Um einen Verteilungskampf langfristig zu vermeiden, muss die ganze Halbleiter-Branche Lösungen finden, meint Felix Lill.
Es klingt wie der Plot eines dystopischen Films: Die Insel Taiwan wird vom viel größeren Festlandchina mit einer Invasion bedroht. Aber zu ihrem Schutz hat Taiwan diese einzigartigen Mikrochips, die die ganze Welt braucht, was Festlandchina, das dieses Produkt ebenso benötigt, vor einem Angriff zurückschrecken lässt. Denn ein Krieg würde die Produktion lahmlegen, und das will niemand. Die Insel Taiwan könnte sich also in Sicherheit wähnen – wenn nur diese allseits begehrten Chips das Leben auf der Insel nicht kannibalisierten.

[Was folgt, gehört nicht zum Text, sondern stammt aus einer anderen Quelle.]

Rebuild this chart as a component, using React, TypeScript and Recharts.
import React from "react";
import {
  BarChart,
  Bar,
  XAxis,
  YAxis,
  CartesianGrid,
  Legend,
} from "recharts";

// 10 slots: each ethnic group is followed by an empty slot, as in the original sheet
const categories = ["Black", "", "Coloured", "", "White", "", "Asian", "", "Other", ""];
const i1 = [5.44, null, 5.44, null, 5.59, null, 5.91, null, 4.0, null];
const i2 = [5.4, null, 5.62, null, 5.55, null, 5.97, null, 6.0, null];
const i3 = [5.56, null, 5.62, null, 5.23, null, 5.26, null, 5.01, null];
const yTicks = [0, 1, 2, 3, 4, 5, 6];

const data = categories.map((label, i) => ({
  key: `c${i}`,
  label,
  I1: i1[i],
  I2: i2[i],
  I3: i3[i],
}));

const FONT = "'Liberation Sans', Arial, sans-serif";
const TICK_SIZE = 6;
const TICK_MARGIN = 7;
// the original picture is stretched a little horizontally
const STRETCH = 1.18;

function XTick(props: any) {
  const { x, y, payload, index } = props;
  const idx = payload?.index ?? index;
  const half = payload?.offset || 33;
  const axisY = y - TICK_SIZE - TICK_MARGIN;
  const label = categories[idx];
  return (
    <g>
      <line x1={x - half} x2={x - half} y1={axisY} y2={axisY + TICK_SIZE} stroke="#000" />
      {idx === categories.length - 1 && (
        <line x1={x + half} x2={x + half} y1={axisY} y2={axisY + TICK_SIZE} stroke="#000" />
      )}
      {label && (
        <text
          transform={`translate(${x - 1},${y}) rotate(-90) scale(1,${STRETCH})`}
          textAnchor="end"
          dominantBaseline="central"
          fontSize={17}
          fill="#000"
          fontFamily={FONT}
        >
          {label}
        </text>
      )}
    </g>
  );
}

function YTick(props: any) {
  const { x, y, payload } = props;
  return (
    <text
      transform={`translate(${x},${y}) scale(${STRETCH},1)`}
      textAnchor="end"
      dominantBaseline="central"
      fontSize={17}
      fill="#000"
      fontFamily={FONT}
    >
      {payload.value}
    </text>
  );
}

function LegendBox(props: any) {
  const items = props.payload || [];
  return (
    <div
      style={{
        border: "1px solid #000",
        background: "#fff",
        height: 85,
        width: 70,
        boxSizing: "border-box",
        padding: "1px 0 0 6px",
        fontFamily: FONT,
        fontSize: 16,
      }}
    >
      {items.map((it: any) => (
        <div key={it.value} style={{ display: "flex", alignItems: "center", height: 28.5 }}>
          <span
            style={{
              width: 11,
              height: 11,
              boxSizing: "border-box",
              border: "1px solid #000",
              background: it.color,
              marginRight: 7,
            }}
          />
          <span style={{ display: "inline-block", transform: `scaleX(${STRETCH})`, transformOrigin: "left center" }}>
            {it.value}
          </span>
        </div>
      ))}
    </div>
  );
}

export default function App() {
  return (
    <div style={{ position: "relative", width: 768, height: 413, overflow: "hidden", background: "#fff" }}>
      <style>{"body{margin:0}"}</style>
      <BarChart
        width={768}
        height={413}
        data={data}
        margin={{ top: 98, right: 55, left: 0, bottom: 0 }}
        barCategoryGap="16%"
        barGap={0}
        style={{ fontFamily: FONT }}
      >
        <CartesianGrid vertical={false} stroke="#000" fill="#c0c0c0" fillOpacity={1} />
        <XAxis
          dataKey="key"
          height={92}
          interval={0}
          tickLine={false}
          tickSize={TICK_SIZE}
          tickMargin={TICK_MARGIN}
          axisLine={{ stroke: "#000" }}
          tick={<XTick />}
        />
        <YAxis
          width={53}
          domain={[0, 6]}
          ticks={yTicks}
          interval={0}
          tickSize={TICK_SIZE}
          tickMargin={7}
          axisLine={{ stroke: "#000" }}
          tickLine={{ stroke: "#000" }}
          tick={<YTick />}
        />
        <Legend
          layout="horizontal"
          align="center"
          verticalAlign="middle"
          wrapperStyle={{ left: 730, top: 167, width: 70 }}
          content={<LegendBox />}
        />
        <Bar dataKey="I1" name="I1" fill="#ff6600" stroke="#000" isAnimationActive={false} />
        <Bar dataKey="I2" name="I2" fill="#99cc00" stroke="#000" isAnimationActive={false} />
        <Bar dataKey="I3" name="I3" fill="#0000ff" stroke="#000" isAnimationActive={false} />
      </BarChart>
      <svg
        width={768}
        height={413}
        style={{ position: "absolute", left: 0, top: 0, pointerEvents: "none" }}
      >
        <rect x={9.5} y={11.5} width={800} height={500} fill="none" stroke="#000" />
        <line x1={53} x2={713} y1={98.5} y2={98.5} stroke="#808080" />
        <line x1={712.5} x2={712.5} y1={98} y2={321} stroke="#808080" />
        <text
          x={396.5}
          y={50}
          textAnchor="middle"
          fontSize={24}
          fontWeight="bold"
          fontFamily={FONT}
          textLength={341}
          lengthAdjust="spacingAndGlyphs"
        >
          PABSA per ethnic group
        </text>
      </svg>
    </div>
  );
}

In ihrer diffizilen Herstellung verbrauchen die extrem reinen und präzisen Mikrochips aus Taiwan Unmengen an Wasser. So viel, dass es inmitten des Klimawandels, wenn Niederschläge immer wieder ausbleiben, zum nationalen Problem wird. Und wohin das führt, deutet sich schon an: Verteilungskämpfe ums Wasser in absurdem Ausmaß. Denn gewonnen werden sie bisher einzig von der in Taiwan übermächtigen Chipindustrie, deren Güter 20 Prozent des Bruttoinlandsprodukts ausmachen.
Wasser wird rationiert
Andere Betriebe und Haushalte müssen dagegen mit niedrigerem Wasserdruck klarkommen, teilweise sogar mit Rationierung. Der Extremfall, der dem Staat die Augen öffnen müsste: Reisbauern dürfen ihre Felder nicht mehr bewässern. Und hier zeigt sich, wie eine nationale Strategie, sich auf ein Produkt zu fokussieren, ad absurdum geführt wird. Denn wenn durch die bedingungslose Förderung der Chipindustrie die Nahrungsmittelversorgung kompromittiert wird, ist eigentlich niemandem geholfen.
So muss die taiwanische Halbleiterindustrie, die seit Jahren von der Regierung hofiert wird, dringend etwas an die Gesellschaft zurückgeben. Und dies könnte sie tun, indem sie der ganzen Welt einen Dienst erwiese: Mit Hochdruck daran forschen, wie die Halbleiter künftig deutlich stärker ressourcensparend hergestellt werden können. Der Staat muss diese weltweit führenden Betriebe dazu zwingen, hätte es immer schon tun müssen. Aber jetzt hat er die besten Argumente. Denn mittlerweile führt der Durst der Chips nach Wasser zu ausgetrockneten Reisfeldern.